One Man's Thoughts on Sports Card Collecting

Friday, December 10, 2010

10 Worst Base Set Designs

As a kid I used to love buying a few packs of each new set to determine which one(s) I would collect that year.  These were the days before the internet and previews of everything months in advance, so for me those first packs were usually a surprise unveiling of the new set design.  Sometimes I saw that top card of the pack and it was love at first sight, and other times....not so much.  These sets were, in my humble opinion, the most "ugh"-producing designs of my collecting lifetime:

10.  1998 Upper Deck

This was more a case of Upper Deck being a victim of their own success.  Prior to this set I had almost always loved the Upper Deck base card designs.  (You'll see some of those sets show up when I do my "Best Base Set Designs" post - coming soon!)  This set was the first time that my reaction to opening up a pack of Upper Deck was "meh."  Something about the dark border and silver foil really didn't work - it made the names really hard to read.  I also didn't care for the oversized team name, also in that same dark coloring.

9.  1999 Upper Deck

Unfortunately Upper Deck didn't do much better the following year.  These cards just looked funky, with borders on the sides but not the top and bottom.  The way the border got fatter as you moved down the card and the angled lines in the silver foil only made it worse.

8.  1995 Score

Yeesh.  That combo of tan and green borders was a poor decision, compounded by the odd polka dots bleeding into the green portion.  I think this was the first year of that new Score logo, presumably it was supposed to be "edgy" or something.  And speaking of edges, the "torn paper" edges around the picture and name box didn't do any favors for this set's visual appeal.

7. 1995 Topps

Topps went the same route as Score in 1995 with the rough edges around the picture, and it didn't work any better for them.  And I have NO idea what was up with that weird "font" used for the player names.

6.  1991 Donruss

I'm usually pretty forgiving of the "pre-glossy coating and foil stamping" era card designs, since they had less to work with, but this set was just awful.  It's like somebody at Donruss asked "How many different types of lines and colors can we cram into the border for no apparent reason?"

5. 2005 Topps

This is one of 2 entries on this list that come from the era that I was not actively collecting.  When I saw this design I was glad I wasn't.  As a general rule, whenever you have the player or team name at a size that is grossly out of proportion to the rest of the card you're getting into "ugly" territory.  I would have thought Topps had learned their lesson from 20 years earlier (see below), but I guess not...

4.  2002 Upper Deck

This is the other entry from my non collecting days, and all I could think when I saw this was "what the HELL were you thinking Upper Deck?"  That bottom area is just atrocious.

3.  1994 Stadium Club

You wouldn't think that a set that had so little in the way of actual design would be found on a list like this, but here we are.  Which is worse - the person who said "I have an idea: we'll make the first name lower case and look like it was typed on a small scrap of paper, and the last name will be all caps and look like it came out of a 1970s Dymo label maker!", or the person who heard that idea and said "Brilliant!
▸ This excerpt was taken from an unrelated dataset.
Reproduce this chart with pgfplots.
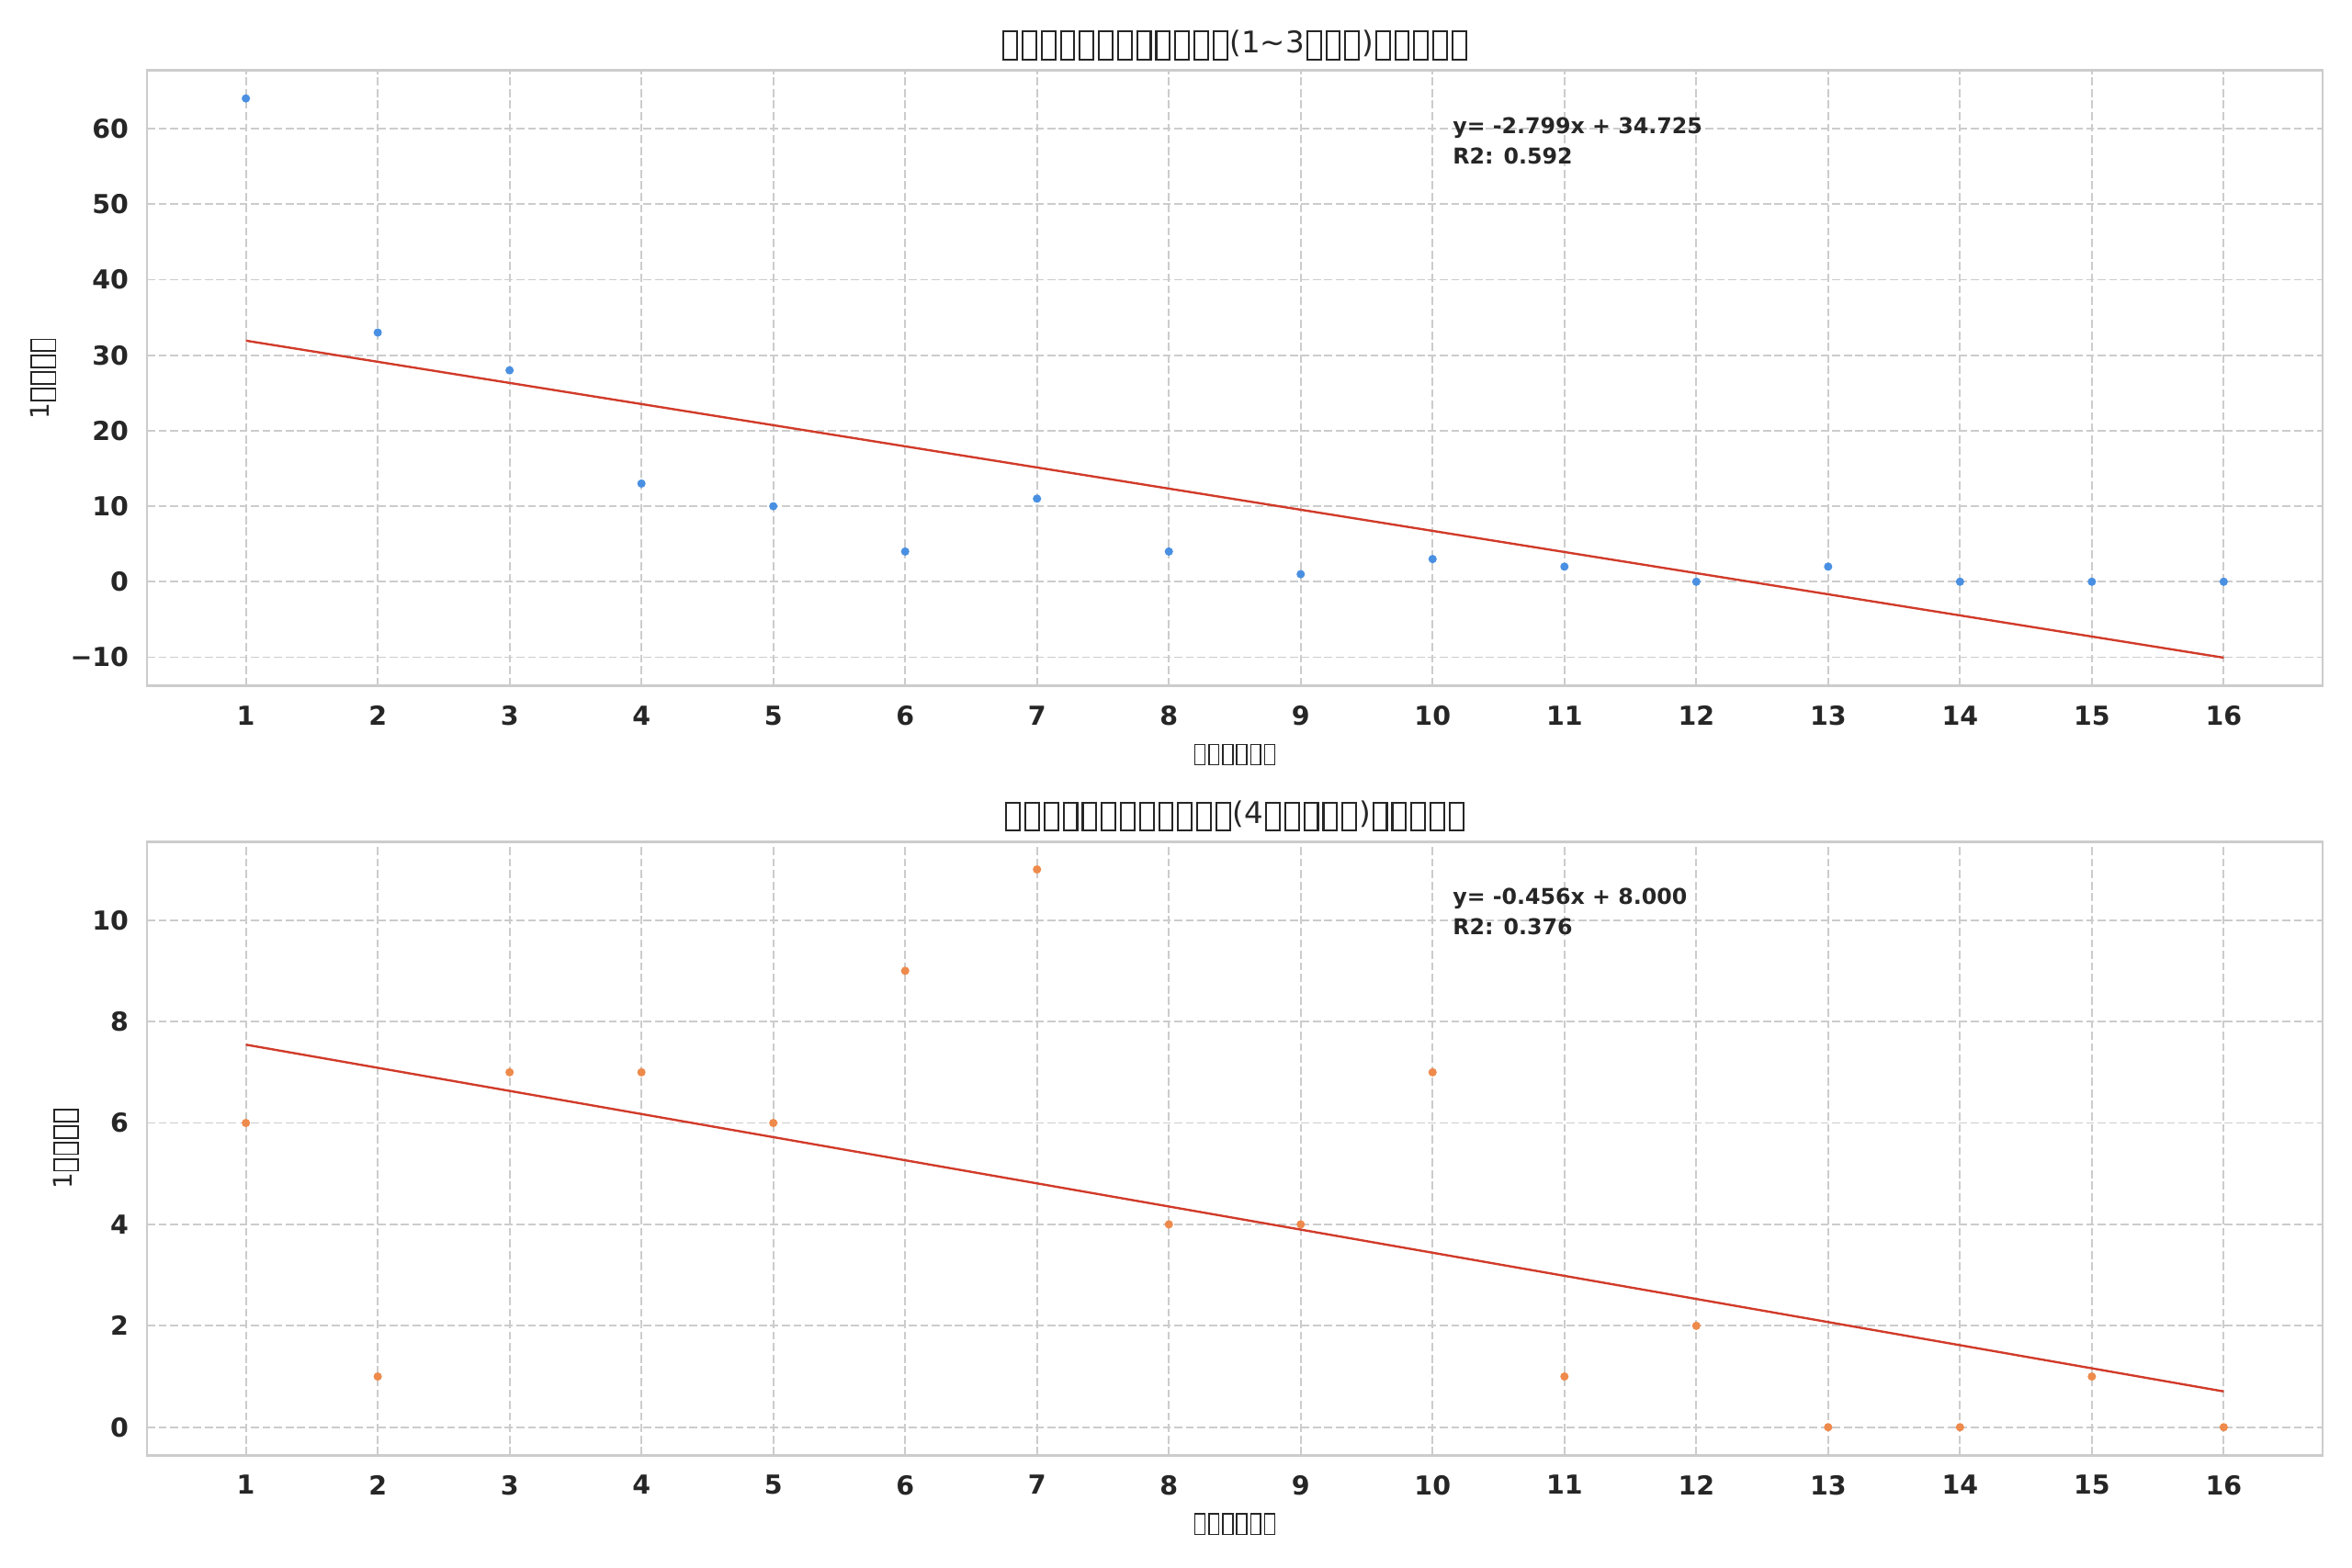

Go with it!"???

2.  1986 Topps

Yikes.  Just yikes.  What DIDN'T suck about this card design?  The enormous bubble letters used for the team name.  The gaudy colors.  The player name that looks like it was printed on there using a 1960s typewriter.  Brutal.  You look at these cards and wonder what set could POSSIBLY have done worse than 1986 Topps??.......

1.  1991 Fleer

This.  These are still the ugliest cards I have ever seen.  And that's not just the current me saying that - I still remember my 9 year old self busting open a pack of 1991 Fleer, seeing that horrendous yellow border, and thinking "These are the most butt-ugly baseball cards ever made."  When you manage to offend the aesthetic sensibilities of a 9 year old kid, you KNOW something went horribly wrong.  Now I'm sure some of you would look at this set and say "Surely, some of these other sets look worse.  I mean, come on, 1986 Topps!!".  To that, I would have 2 replies:

One - what really offends me is the complete and total lack of effort and imagination put into this design.  At least 1986 Topps TRIED to make something that looked different and interesting.  They failed - horribly - but at least they tried.  This design is boring to the point of tears, and smothered in one of the worst colors ever seen in the history of the hobby.

And two - don't call me Shirley.


  1. I don't know if I agree with the whole lilst I definatley think I would have a few other sets on there, but i am in total agreement with #1. I was scrolling down the list thinking to myself what number 1991 Fleer would be at and blam #1. But 91 score and 1990 and 1988 Donruss would have made my list as well. Some of that wax outta the late 80's and early 90's was just terrible.

  2. Out of all of those... I think the 1995 Score and 1994 Stadium Club are the worst. However... I've seen worse. How about those dumb Fun Packs that Upper Deck put out in 1993 or 1994. Those were terrible.

    I might have also agreed with you on the 1986 Topps design a few months ago... but the set has been really growing on me as of late. I'm even considering busting some packs and building this set.